• [STORED DATA]:
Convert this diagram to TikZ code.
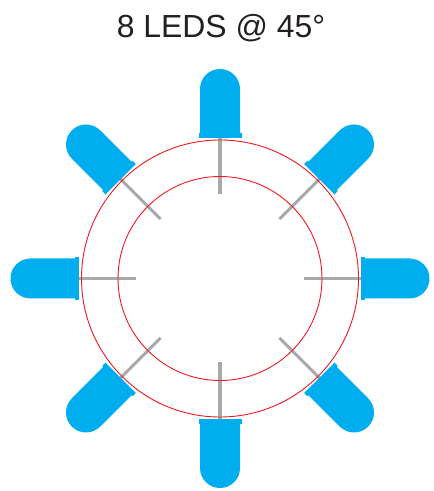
\documentclass[tikz,border=0pt]{standalone}
\usepackage{fontspec}
\setmainfont{Liberation Sans}
\definecolor{ledblue}{RGB}{0,174,239}
\definecolor{ringred}{RGB}{237,28,36}
\definecolor{leadgray}{RGB}{167,169,172}
\definecolor{titleink}{RGB}{35,31,32}
\begin{document}
\begin{tikzpicture}[
    x=0.025cm, y=0.025cm,
    ledbody/.style={fill=ledblue, draw=none},
    leadline/.style={draw=leadgray},
    ring/.style={draw=ringred, line width=0.65pt},
]
\useasboundingbox (-220,-212.5) rectangle (213,278.5);
\node[font=\fontsize{22.7}{26}\selectfont, text=titleink, inner sep=0pt] (title) at (1,250) {8 LEDS @ 45°};

% leads first, rings over them
\foreach \ang/\leadw in {0/2.8pt,45/2.1pt,90/2.8pt,135/2.1pt,180/2.8pt,225/2.1pt,270/2.8pt,315/2.1pt}{
    \draw[leadline, line width=\leadw, rotate=\ang] (0,141) -- (0,84);
}
\draw[ring] (0,0) circle (138.5);
\draw[ring] (0,0) circle (102);

% one LED every 45 degrees
\foreach \ang in {0,45,...,315}{
    \begin{scope}[rotate=\ang]
    \fill[ledbody] (-20,144) -- (-20,189.5) arc (180:0:20) -- (20,144) -- cycle;
    \fill[ledbody] (-21.5,140.5) rectangle (21.5,145);
    \end{scope}
}
\end{tikzpicture}
\end{document}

• [WHAT YOU NEED TO DO]: Quote the material exactly. Pictures stay out.

• [SOLUTION FOR THIS PROBLEM]:
Convert this diagram to TikZ code.
\documentclass[tikz,border=0pt]{standalone}
\usepackage{fontspec}
\setmainfont{Liberation Sans}
\definecolor{ledblue}{RGB}{0,174,239}
\definecolor{ringred}{RGB}{237,28,36}
\definecolor{leadgray}{RGB}{167,169,172}
\definecolor{titleink}{RGB}{35,31,32}
\begin{document}
\begin{tikzpicture}[
    x=0.025cm, y=0.025cm,
    ledbody/.style={fill=ledblue, draw=none},
    leadline/.style={draw=leadgray},
    ring/.style={draw=ringred, line width=0.65pt},
]
\useasboundingbox (-220,-212.5) rectangle (213,278.5);
\node[font=\fontsize{22.7}{26}\selectfont, text=titleink, inner sep=0pt] (title) at (1,250) {8 LEDS @ 45°};

% leads first, rings over them
\foreach \ang/\leadw in {0/2.8pt,45/2.1pt,90/2.8pt,135/2.1pt,180/2.8pt,225/2.1pt,270/2.8pt,315/2.1pt}{
    \draw[leadline, line width=\leadw, rotate=\ang] (0,141) -- (0,84);
}
\draw[ring] (0,0) circle (138.5);
\draw[ring] (0,0) circle (102);

% one LED every 45 degrees
\foreach \ang in {0,45,...,315}{
    \begin{scope}[rotate=\ang]
    \fill[ledbody] (-20,144) -- (-20,189.5) arc (180:0:20) -- (20,144) -- cycle;
    \fill[ledbody] (-21.5,140.5) rectangle (21.5,145);
    \end{scope}
}
\end{tikzpicture}
\end{document}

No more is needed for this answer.